← Back

LLM needs to solve hard problems

I owe much of Standard Form's existence to Patrick Blackett. He almost single-handedly gave birth to the field of operations research, which involves solving combinatorially difficult problems. The field has since reached the plateau of productivity that we expect in impactful, legacy technologies like the ATM and mainframes.

During World War 2, Patrick gathered physicists and mathematicians to help the Allies win against formidable German U-boat submarine attacks that crippled much of their naval formations in the Atlantic. Their solution: increase the gravity bomb detonation depth in the sea by 25 meters, thereby increasing hit-rate by ten-fold. They would make countless more recommendations that eventually destroyed U-boat formations and turned the tide of the war.

Patrick and his team modeled real-world constraints of the war, like how untraceable the U-boats were, and developed tools to prescribe solutions for the military. Today, we see its application across train timetabling, routing problems, bin-packing and even efficient packing of geometrical shapes.

I've been building software to solve what is commonly called the 'nurse scheduling' problem, which is to create a schedule from staffing data, using LLMs. The process starts simple: LLMs would write the algorithm, run them, and return the solution. The majority of code generation products today can handle this, but building it and talking to people with these problems day-to-day made me realize that we need a new way of interacting with LLMs now and post-AGI that is more than just a chat interface.

For one, such problems as workforce scheduling and demand forecasting require quantitative models, which today still need a fleet of engineers to build. What we're building for at Standard Form is a simpler case of a hundred-person schedule across the year with ten different rotations. At the limit, we’re talking about simulating an entire country’s railway network schedule, accounting for demand fluctuations and disruptions like a tree falling onto the track. The latter requires a large simulation to model reality; LLMs alone cannot build accurate world models.

Simulating reality is important as the outputs of the so-called constraint programming algorithms are non-deterministic: they solve complex problems efficiently, but can declare a problem infeasible regardless of its hardness. The consequence is that the gap between what is truly feasible and what the algorithm claims is feasible is determined by how accurately the algorithm models reality.

Therefore, an LLM writing such algorithms needs the most accurate understanding of the world to produce a viable solution. This cannot be done solely on human input; we’re simply too inefficient to generate fine-grained simulations. What we need is therefore compute not only for the algorithm itself[1], but also for creating the model. Oh, and lots of sensors to observe the real world.

A product that does this may look more like a simulation tool than an enterprise software product. LLMs would then take a cognitive role, generating code to solve real-world problems from real-world simulations, rather than a front-facing character that defines many AI products today.

That may be enough to convince people to build new LLM interfaces, but that’s not all.

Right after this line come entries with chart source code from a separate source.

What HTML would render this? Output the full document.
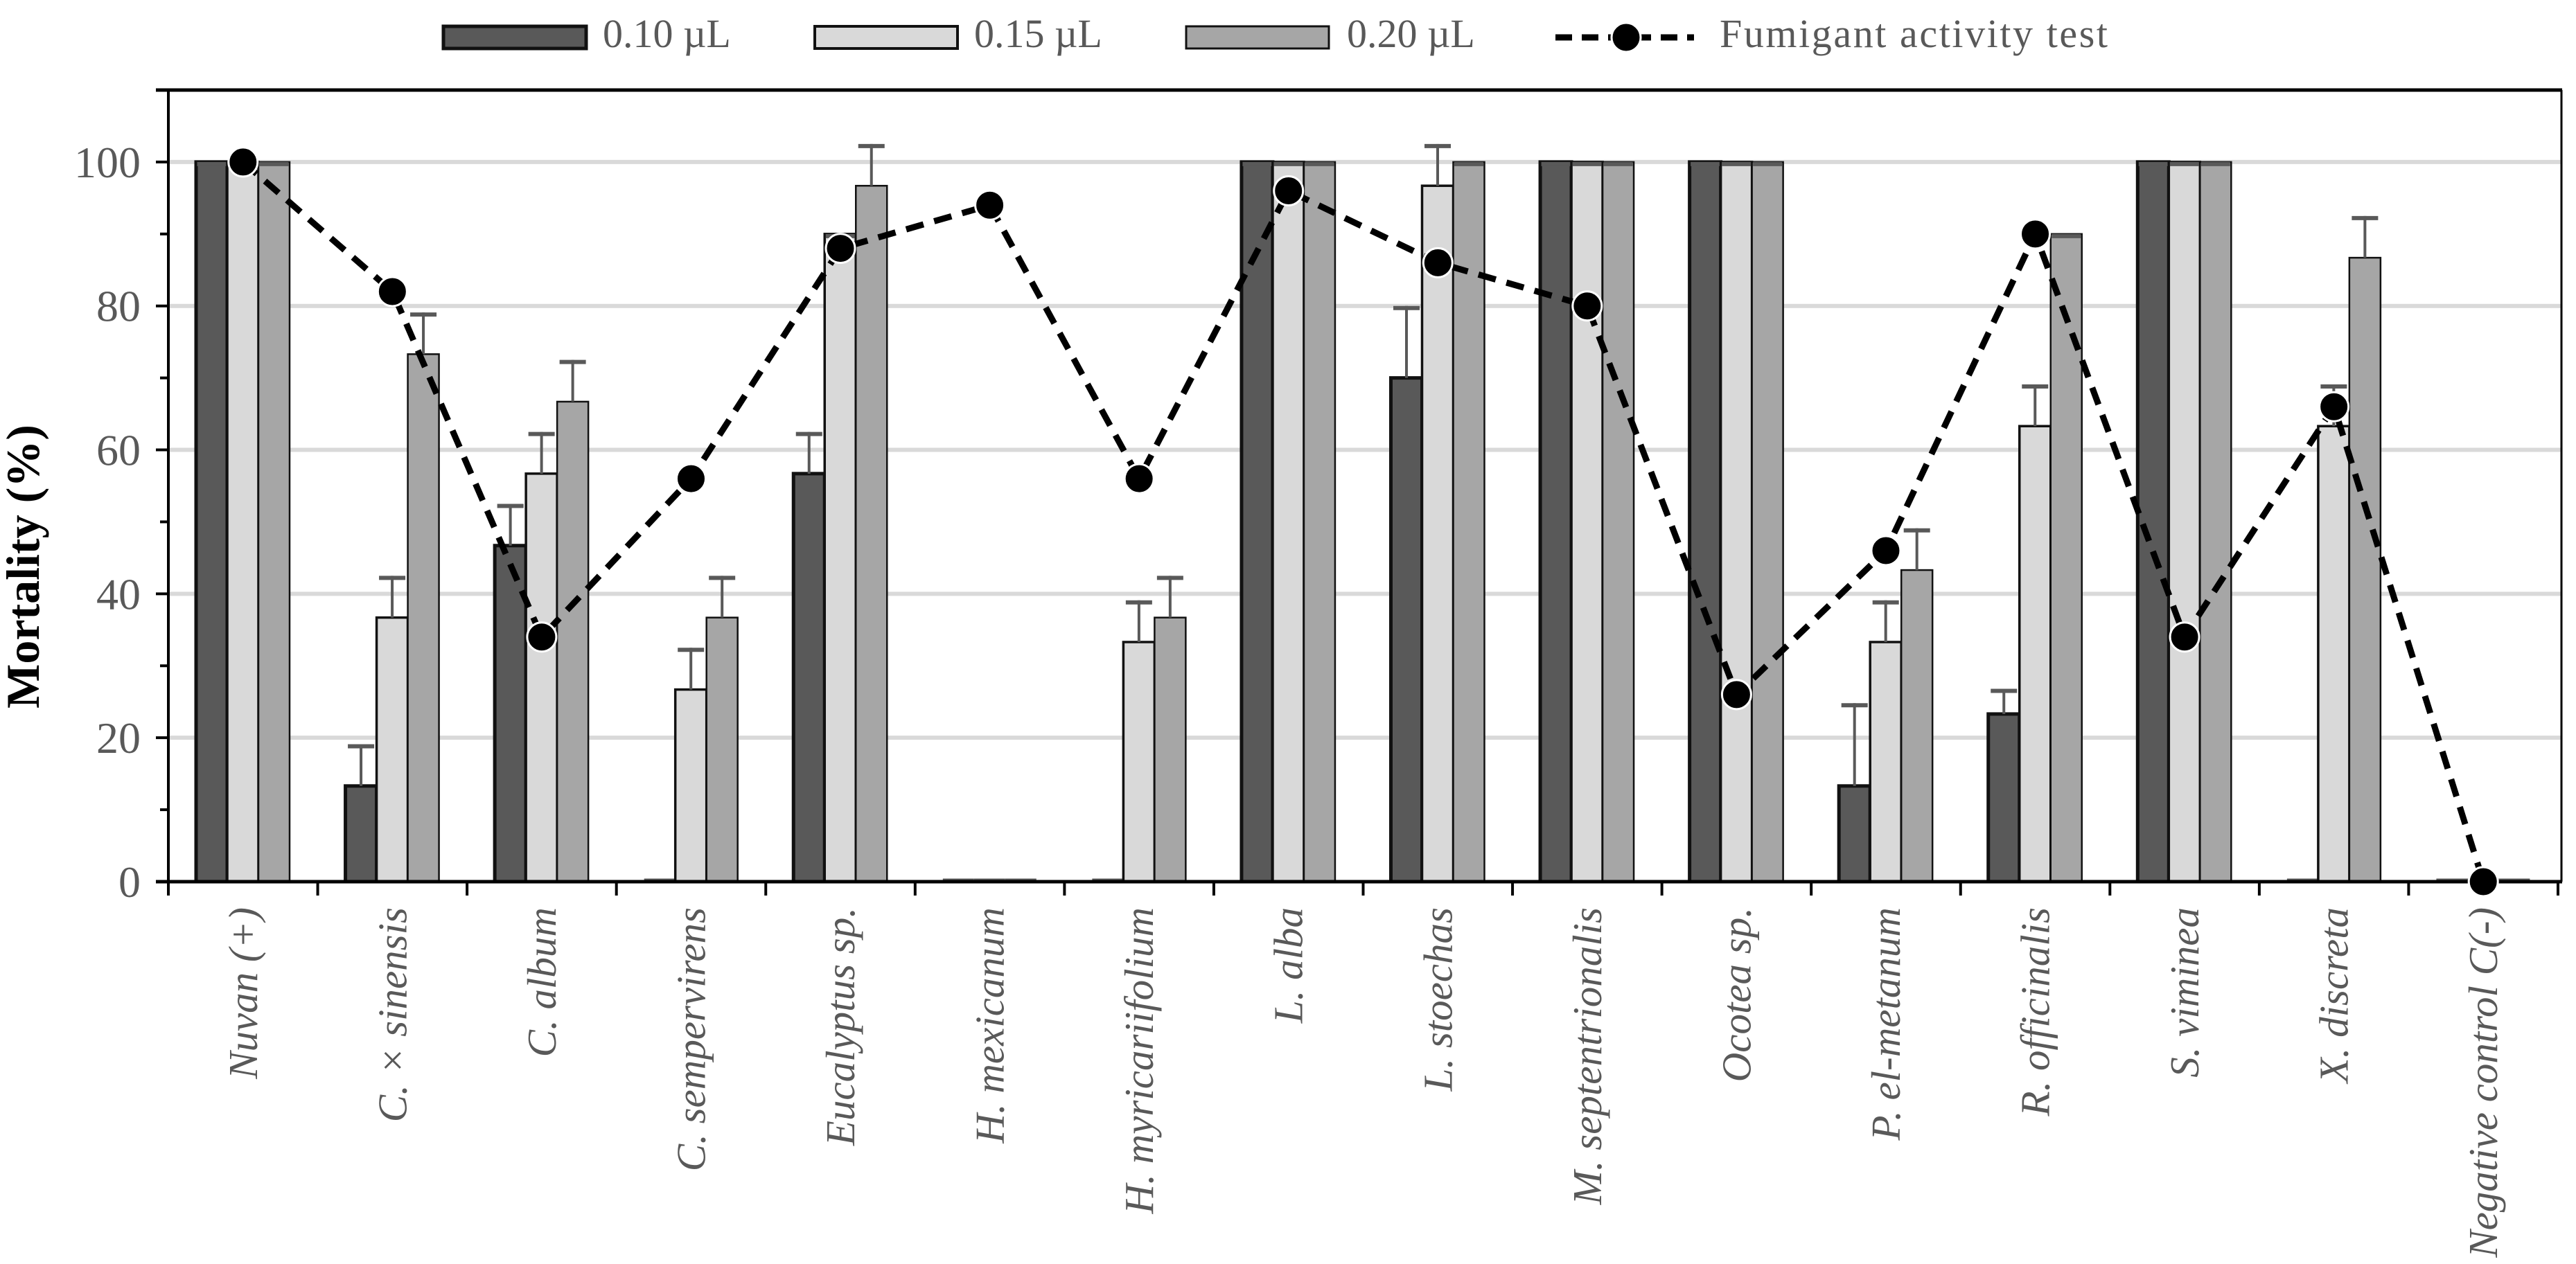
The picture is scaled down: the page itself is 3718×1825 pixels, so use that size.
<!DOCTYPE html>
<html><head><meta charset="utf-8"><style>
html,body{margin:0;padding:0;background:#fff}
svg{display:block}
text{font-family:"Liberation Serif",serif}
</style></head><body>
<svg id="chart" width="3718" height="1825" viewBox="0 0 3718 1825" xmlns="http://www.w3.org/2000/svg">
<g id="grid"></g>
<g id="bars"></g>
<g id="axes"></g>
<g id="line"></g>
<g id="xlabels"></g>
<text x="0" y="0" transform="translate(56,818) rotate(-90)" text-anchor="middle" font-weight="bold" font-size="68" fill="#000">Mortality (%)</text>
<g>
  <rect x="640" y="38" width="206" height="32" fill="#595959" stroke="#111" stroke-width="5"/>
  <text x="870" y="68" font-size="58" fill="#595959">0.10 µL</text>
  <rect x="1176" y="38" width="206" height="32" fill="#d9d9d9" stroke="#111" stroke-width="4"/>
  <text x="1406" y="68" font-size="58" fill="#595959">0.15 µL</text>
  <rect x="1712" y="38" width="206" height="32" fill="#a6a6a6" stroke="#111" stroke-width="3"/>
  <text x="1944" y="68" font-size="58" fill="#595959">0.20 µL</text>
  <line x1="2245" y1="54" x2="2445" y2="54" stroke="#000" stroke-width="9" stroke-dasharray="24,14"/>
  <circle cx="2347" cy="54" r="21" fill="#000" stroke="#fff" stroke-width="3"/>
  <text x="2482" y="68" font-size="58" fill="#595959" textLength="560">Fumigant activity test</text>
</g>
</svg>
<script>
const categories = ["Nuvan (+)","C. × sinensis","C. album","C. sempervirens","Eucalyptus sp.","H. mexicanum","H. myricariifolium","L. alba","L. stoechas","M. septentrionalis","Ocotea sp.","P. el-metanum","R. officinalis","S. viminea","X. discreta","Negative control C(-)"];
const dose010 = [100,13.3,46.7,0,56.7,0,0,100,70,100,100,13.3,23.3,100,0,0];
const dose015 = [100,36.7,56.7,26.7,90,0,33.3,100,96.7,100,100,33.3,63.3,100,63.3,0];
const dose020 = [100,73.3,66.7,36.7,96.7,0,36.7,100,100,100,100,43.3,90,100,86.7,0];
const err010 = [0,5.8,5.8,0,5.8,0,0,0,10,0,0,11.5,3.5,0,0,0];
const err015 = [0,5.8,5.8,5.8,0,0,5.8,0,5.8,0,0,5.8,5.8,0,5.8,0];
const err020 = [0,5.8,5.8,5.8,5.8,0,5.8,0,0,0,0,5.8,0,0,5.8,0];
const fumigant = [100,82,34,56,88,94,56,96,86,80,26,46,90,34,66,0];
const yTicks = [0,20,40,60,80,100];

const NS="http://www.w3.org/2000/svg";
const L=243,R=3692,T=130,B=1273,YMAX=110;
const cw=(R-L)/categories.length;
function y(v){return B-(v/YMAX)*(B-T);}
function xc(i){return L+cw*(i+0.5);}
function mk(tag,attrs,parent){const e=document.createElementNS(NS,tag);for(const k in attrs)e.setAttribute(k,attrs[k]);parent.appendChild(e);return e;}
const grid=document.getElementById('grid'),bars=document.getElementById('bars'),axes=document.getElementById('axes'),line=document.getElementById('line'),xl=document.getElementById('xlabels');

yTicks.forEach(t=>{
  if(t>0){const g=mk('line',{x1:L,x2:R+5,y1:y(t),y2:y(t),stroke:'#d9d9d9','stroke-width':6},grid);
  
  }
  const tx=mk('text',{x:L-40,y:y(t)+22,'text-anchor':'end','font-size':64,fill:'#595959'},axes);
  tx.textContent=t;
  
  
});
for(let v=0;v<=YMAX;v+=10){
  const tk=mk('line',{x1:L-(v%20===0?18:12),x2:L,y1:y(v),y2:y(v),stroke:'#000','stroke-width':4},axes);
  
  
}
const series=[{d:dose010,e:err010,fill:'#595959',sw:5,n:'010'},{d:dose015,e:err015,fill:'#d9d9d9',sw:3.5,n:'015'},{d:dose020,e:err020,fill:'#a6a6a6',sw:2.5,n:'020'}];
const bw=45;
categories.forEach((c,i)=>{
  const cl=L+cw*i;
  series.forEach((s,k)=>{
    const x0=cl+40+k*bw, v=s.d[i];
    if(v>0){
      const r=mk('rect',{x:x0,y:y(v),width:bw,height:B-y(v),fill:s.fill,stroke:'#111','stroke-width':s.sw},bars);
      
      
      const top=y(v+s.e[i]);
      const el=mk('line',{x1:x0+bw/2,x2:x0+bw/2,y1:y(v),y2:top,stroke:'#595959','stroke-width':4},bars);
      
      
      const cap=mk('line',{x1:x0+bw/2-(s.e[i]>0?19:21),x2:x0+bw/2+(s.e[i]>0?19:21),y1:top+3,y2:top+3,stroke:'#595959','stroke-width':6},bars);
      
      
    } else {
      const z=mk('line',{x1:x0,x2:x0+bw,y1:B-3,y2:B-3,stroke:'#595959','stroke-width':3},bars);
      
      
    }
  });
  const tk=mk('line',{x1:L+cw*(i+1),x2:L+cw*(i+1),y1:B,y2:B+20,stroke:'#000','stroke-width':4},axes);
  
  
  const t=mk('text',{x:0,y:0,transform:`translate(${xc(i)+20},1310) rotate(-90)`,'text-anchor':'end','font-size':59,'font-style':'italic',fill:'#595959'},xl);
  t.textContent=c;
  
  
});
const ax1=mk('line',{x1:L,x2:L,y1:T,y2:B+20,stroke:'#000','stroke-width':4},axes);


const ax2=mk('line',{x1:L-18,x2:R+6,y1:B,y2:B,stroke:'#000','stroke-width':5},axes);


const ax3=mk('line',{x1:L-18,x2:R+6,y1:T,y2:T,stroke:'#000','stroke-width':5},axes);


const ax4=mk('line',{x1:R+5,x2:R+5,y1:T,y2:B,stroke:'#000','stroke-width':3},axes);



const pts=fumigant.map((v,i)=>xc(i)+','+y(v)).join(' ');
const pl=mk('polyline',{points:pts,fill:'none',stroke:'#000','stroke-width':9,'stroke-dasharray':'26,16'},line);


fumigant.forEach((v,i)=>{
  const c=mk('circle',{cx:xc(i),cy:y(v),r:21,fill:'#000',stroke:'#fff','stroke-width':3},line);
  
  
});
</script>
</body></html>
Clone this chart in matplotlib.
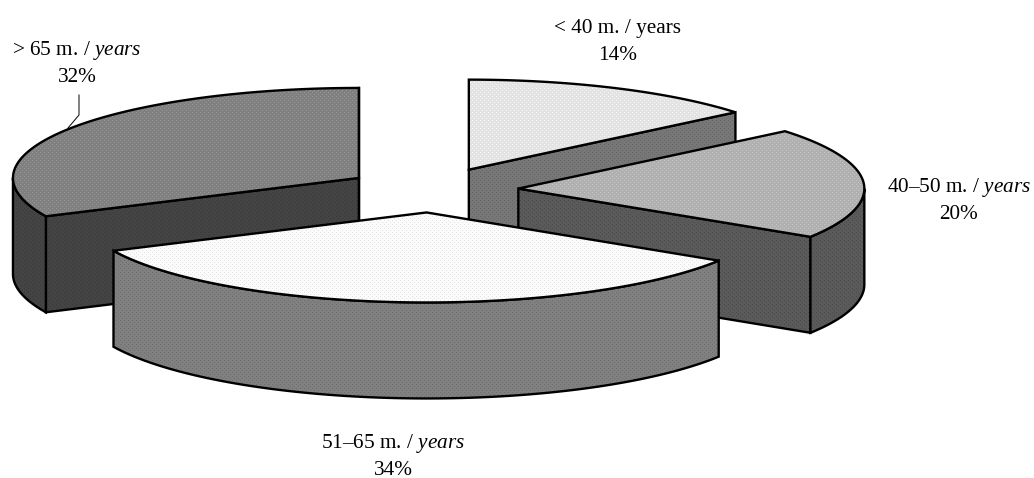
import numpy as np
import matplotlib
matplotlib.use("Agg")
import matplotlib.pyplot as plt
from matplotlib.patches import Polygon

plt.rcParams["font.family"] = "Liberation Serif"
plt.rcParams["mathtext.fontset"] = "custom"
plt.rcParams["mathtext.rm"] = "Liberation Serif"
plt.rcParams["mathtext.it"] = "Liberation Serif:italic"

age_labels = ["< 40 m. / years", r"40–50 m. / $\mathit{years}$", r"51–65 m. / $\mathit{years}$", r"> 65 m. / $\mathit{years}$"]
shares = [14, 20, 34, 32]
top_colors = [("#e3e3e3", "#f6f6f6"), ("#b0b0b0", "#c6c6c6"), ("#fbfbfb", "#e2e2e2"), ("#808080", "#979797")]
side_colors = [("#777777", "#666666"), ("#5a5a5a", "#4c4c4c"), ("#808080", "#6e6e6e"), ("#444444", "#383838")]
label_xy = [(617.5, 33), (959, 192), (393, 448), (77, 55)]

W, H = 1034, 478
CX, CY = 432, 190
A, B = 346, 90
DEPTH = 96
EXPLODE = 0.25
LW = 1.7

fig = plt.figure(figsize=(W / 100, H / 100), dpi=100)
ax = fig.add_axes([0, 0, 1, 1])
ax.set_xlim(0, W)
ax.set_ylim(H, 0)
ax.axis("off")

yy, xx = np.mgrid[0:H, 0:W]
dots = ((xx % 4 == 0) & (yy % 4 == 0)) | ((xx % 4 == 2) & (yy % 4 == 2))


def rim(ox, oy, t0, t1, n=120):
    t = np.radians(np.linspace(t0, t1, n))
    return np.column_stack([ox + A * np.sin(t), oy - B * np.cos(t)])


def face(pts, colors, z):
    # halftone look: flat grey with a staggered dot grid, clipped to the face
    c0 = np.array(matplotlib.colors.to_rgb(colors[0]))
    c1 = np.array(matplotlib.colors.to_rgb(colors[1]))
    img = np.where(dots[..., None], c1, c0)
    im = ax.imshow(img, extent=(0, W, H, 0), interpolation="nearest", aspect="auto", zorder=z)
    outline = Polygon(pts, closed=True, fc="none", ec="black", lw=LW, joinstyle="miter", zorder=z + 0.5)
    ax.add_patch(outline)
    im.set_clip_path(outline)


def extrude(top):
    return np.vstack([top, (top + [0, DEPTH])[::-1]])


edges = np.cumsum([0] + shares) / sum(shares) * 360
draw_order = [0, 3, 1, 2]
for rank, i in enumerate(draw_order):
    t0, t1 = edges[i], edges[i + 1]
    mid = np.radians((t0 + t1) / 2)
    ox = CX + EXPLODE * A * np.sin(mid)
    oy = CY - EXPLODE * B * np.cos(mid)
    apex = np.array([[ox, oy]])
    arc = rim(ox, oy, t0, t1)
    z = 10 * (rank + 1)

    # walls that face the viewer
    if t0 < 90 and t1 < 180:
        if t1 > 90:
            face(extrude(np.vstack([apex, rim(ox, oy, t1, t1, 1)])), side_colors[i], z)
            face(extrude(rim(ox, oy, 90, t1)), side_colors[i], z + 1)
        else:
            face(extrude(np.vstack([apex, rim(ox, oy, t1, t1, 1)])), side_colors[i], z)
    elif t0 >= 180:
        face(extrude(np.vstack([apex, rim(ox, oy, t0, t0, 1)])), side_colors[i], z)
        face(extrude(rim(ox, oy, t0, 270)), side_colors[i], z + 1)
        ax.plot([ox, ox], [oy - B, oy + DEPTH], color="black", lw=LW, zorder=z + 3)
    else:
        face(extrude(arc), side_colors[i], z)

    face(np.vstack([apex, arc]), top_colors[i], z + 2)

for (x, y), lab, share in zip(label_xy, age_labels, shares):
    ax.text(x, y, lab, ha="center", va="baseline", fontsize=15.3, color="black", zorder=100)
    ax.text(x, y + 27, f"{share}%", ha="center", va="baseline", fontsize=15.3, color="black", zorder=100)

# leader line of the > 65 label
ax.plot([79, 79, 68], [95, 115, 128], color="black", lw=0.7, zorder=5)

fig.savefig("out.png", dpi=100)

From experience, the bar for a usable solution is high in physical scenarios as collateral damage can directly cause bodily harm, but datasets on these kinds of problems are scarce. For reinforcement learning, we need exa-scale data on this problem to reliably build LLMs that can competently replace operations researchers. Current frontier lab models are reliant on the abundance of data on the internet, but this is not the case with optimization problems, which often sit within the confines of corporate seclusion. We’re in a similar situation with real-world AI: too little data.

But here’s the exciting part: the data exists as these problems are not new. We have a good sense of constraint programming problems around us and how many there are. It's only this year, with the arrival of GPT-5 and Claude Sonnet 4.5, that LLMs have started to solve operations research problems without much assistance. Imagine if Patrick Blackett had, at his disposal, an LLM-powered constraint programming tool to help win the war. The war would have ended much sooner.

There has never been a better time to build LLM applications. People like Patrick modeled the chaos of war to make better decisions. Now, we should expect LLMs to write the next chapter of operations research.

Notes

[1] Like calculators, the compute cost for algorithms would trend to zero, so we'll see significant cost for only the most complex combinatorially-difficult problems.